**What is asked**
Repeat exactly the lines of the entries below from the one with "Emit a web page" through the one with "const panelLabel = 'B)';", both ends included, and nothing else.

Entries with chart source code:
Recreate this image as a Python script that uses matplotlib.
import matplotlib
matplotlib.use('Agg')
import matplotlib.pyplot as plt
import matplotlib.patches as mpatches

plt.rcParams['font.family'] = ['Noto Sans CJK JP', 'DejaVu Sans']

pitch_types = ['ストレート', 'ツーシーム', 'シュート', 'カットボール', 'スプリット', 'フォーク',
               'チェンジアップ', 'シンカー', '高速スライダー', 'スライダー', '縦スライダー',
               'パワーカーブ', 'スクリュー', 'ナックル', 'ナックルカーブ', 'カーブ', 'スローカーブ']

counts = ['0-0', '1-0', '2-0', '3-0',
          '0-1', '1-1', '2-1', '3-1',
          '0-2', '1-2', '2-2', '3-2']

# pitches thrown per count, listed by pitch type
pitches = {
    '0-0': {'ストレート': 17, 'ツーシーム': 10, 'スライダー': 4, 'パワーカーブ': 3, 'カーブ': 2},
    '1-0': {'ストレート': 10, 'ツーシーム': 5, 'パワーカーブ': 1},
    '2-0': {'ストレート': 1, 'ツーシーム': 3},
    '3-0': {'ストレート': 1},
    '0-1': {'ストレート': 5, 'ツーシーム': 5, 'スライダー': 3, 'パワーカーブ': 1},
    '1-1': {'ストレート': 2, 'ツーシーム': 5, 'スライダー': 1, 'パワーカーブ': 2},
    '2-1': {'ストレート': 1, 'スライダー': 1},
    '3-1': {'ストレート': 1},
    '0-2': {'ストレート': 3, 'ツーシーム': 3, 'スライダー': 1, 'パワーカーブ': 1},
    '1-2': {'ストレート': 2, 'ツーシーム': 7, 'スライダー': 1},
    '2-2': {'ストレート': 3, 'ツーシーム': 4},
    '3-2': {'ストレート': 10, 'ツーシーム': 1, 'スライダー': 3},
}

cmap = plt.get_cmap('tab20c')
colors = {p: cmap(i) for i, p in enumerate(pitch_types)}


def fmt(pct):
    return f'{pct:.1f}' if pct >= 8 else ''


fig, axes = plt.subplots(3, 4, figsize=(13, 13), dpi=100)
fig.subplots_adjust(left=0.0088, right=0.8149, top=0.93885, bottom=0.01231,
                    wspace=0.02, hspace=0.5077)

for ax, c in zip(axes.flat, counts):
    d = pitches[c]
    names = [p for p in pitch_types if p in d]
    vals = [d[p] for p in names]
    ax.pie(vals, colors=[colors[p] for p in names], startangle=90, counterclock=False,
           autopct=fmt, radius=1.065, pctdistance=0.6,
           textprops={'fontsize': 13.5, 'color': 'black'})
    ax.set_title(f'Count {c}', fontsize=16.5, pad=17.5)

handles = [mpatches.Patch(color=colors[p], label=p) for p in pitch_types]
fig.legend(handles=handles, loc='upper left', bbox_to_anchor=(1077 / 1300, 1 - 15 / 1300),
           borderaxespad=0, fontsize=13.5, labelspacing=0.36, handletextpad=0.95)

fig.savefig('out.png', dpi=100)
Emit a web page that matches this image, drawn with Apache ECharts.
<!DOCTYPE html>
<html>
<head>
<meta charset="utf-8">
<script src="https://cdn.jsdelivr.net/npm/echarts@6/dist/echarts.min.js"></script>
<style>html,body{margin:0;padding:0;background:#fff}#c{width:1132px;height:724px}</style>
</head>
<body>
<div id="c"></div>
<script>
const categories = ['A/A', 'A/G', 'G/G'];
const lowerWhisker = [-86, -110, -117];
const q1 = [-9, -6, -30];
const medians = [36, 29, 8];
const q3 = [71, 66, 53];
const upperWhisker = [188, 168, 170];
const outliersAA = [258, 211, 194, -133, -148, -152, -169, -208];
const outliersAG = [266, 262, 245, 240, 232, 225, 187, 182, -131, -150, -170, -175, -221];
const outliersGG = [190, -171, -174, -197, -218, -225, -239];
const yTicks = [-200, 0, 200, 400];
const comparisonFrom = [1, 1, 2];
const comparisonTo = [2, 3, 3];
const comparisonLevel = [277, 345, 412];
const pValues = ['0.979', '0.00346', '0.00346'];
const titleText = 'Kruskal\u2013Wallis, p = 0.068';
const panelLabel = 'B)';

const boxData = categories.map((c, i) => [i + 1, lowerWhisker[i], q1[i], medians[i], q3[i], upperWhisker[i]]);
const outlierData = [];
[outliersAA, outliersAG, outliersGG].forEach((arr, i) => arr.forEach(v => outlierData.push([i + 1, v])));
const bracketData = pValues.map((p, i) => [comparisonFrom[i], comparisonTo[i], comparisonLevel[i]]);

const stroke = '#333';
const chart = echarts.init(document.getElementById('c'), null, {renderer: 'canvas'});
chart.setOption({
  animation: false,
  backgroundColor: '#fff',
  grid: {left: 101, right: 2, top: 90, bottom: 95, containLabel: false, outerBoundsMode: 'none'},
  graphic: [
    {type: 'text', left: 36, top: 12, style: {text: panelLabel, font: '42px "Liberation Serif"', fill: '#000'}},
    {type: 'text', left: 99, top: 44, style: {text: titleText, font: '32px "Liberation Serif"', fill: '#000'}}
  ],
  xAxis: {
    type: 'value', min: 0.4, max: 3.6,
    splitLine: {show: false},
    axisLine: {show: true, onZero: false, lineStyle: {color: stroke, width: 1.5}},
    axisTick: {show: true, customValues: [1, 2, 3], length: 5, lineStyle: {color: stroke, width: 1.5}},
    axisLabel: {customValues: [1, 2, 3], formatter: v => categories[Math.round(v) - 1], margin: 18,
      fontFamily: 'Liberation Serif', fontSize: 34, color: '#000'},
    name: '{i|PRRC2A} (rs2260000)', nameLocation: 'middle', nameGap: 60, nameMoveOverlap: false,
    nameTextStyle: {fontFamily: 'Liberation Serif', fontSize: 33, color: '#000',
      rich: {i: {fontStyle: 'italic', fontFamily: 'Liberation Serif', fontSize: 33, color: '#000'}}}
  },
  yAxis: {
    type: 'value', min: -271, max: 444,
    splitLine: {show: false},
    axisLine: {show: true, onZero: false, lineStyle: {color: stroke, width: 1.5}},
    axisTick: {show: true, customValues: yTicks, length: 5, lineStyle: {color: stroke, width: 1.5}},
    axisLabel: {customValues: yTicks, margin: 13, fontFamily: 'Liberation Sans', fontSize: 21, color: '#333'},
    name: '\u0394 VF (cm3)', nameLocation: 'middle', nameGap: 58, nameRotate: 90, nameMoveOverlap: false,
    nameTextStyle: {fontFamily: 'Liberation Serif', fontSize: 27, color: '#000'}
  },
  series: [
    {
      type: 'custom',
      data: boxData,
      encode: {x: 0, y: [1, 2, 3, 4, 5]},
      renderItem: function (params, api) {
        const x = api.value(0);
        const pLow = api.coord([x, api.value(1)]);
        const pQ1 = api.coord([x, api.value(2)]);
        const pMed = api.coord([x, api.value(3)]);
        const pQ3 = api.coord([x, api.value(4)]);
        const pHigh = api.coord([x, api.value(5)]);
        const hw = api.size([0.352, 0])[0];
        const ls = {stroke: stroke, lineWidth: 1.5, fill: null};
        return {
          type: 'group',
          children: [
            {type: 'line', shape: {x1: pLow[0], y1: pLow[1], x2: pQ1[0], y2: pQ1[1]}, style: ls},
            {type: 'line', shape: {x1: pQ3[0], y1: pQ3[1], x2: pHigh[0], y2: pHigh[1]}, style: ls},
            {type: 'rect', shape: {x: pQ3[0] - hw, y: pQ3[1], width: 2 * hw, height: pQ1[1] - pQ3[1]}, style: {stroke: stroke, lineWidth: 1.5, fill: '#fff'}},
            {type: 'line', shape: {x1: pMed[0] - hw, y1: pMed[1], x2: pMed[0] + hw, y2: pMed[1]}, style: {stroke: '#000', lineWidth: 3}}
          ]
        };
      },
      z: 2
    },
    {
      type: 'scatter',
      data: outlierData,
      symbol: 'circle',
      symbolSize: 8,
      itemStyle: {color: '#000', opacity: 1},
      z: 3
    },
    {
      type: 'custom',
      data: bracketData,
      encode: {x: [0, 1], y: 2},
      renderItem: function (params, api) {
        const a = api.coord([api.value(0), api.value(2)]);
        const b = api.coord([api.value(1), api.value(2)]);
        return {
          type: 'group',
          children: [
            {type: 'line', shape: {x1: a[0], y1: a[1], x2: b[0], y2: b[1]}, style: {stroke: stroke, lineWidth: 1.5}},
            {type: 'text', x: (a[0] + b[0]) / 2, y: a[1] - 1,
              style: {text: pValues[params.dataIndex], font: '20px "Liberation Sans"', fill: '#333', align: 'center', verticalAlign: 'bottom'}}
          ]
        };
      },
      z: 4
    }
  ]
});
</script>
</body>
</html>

**Task solution**
Emit a web page that matches this image, drawn with Apache ECharts.
<!DOCTYPE html>
<html>
<head>
<meta charset="utf-8">
<script src="https://cdn.jsdelivr.net/npm/echarts@6/dist/echarts.min.js"></script>
<style>html,body{margin:0;padding:0;background:#fff}#c{width:1132px;height:724px}</style>
</head>
<body>
<div id="c"></div>
<script>
const categories = ['A/A', 'A/G', 'G/G'];
const lowerWhisker = [-86, -110, -117];
const q1 = [-9, -6, -30];
const medians = [36, 29, 8];
const q3 = [71, 66, 53];
const upperWhisker = [188, 168, 170];
const outliersAA = [258, 211, 194, -133, -148, -152, -169, -208];
const outliersAG = [266, 262, 245, 240, 232, 225, 187, 182, -131, -150, -170, -175, -221];
const outliersGG = [190, -171, -174, -197, -218, -225, -239];
const yTicks = [-200, 0, 200, 400];
const comparisonFrom = [1, 1, 2];
const comparisonTo = [2, 3, 3];
const comparisonLevel = [277, 345, 412];
const pValues = ['0.979', '0.00346', '0.00346'];
const titleText = 'Kruskal\u2013Wallis, p = 0.068';
const panelLabel = 'B)';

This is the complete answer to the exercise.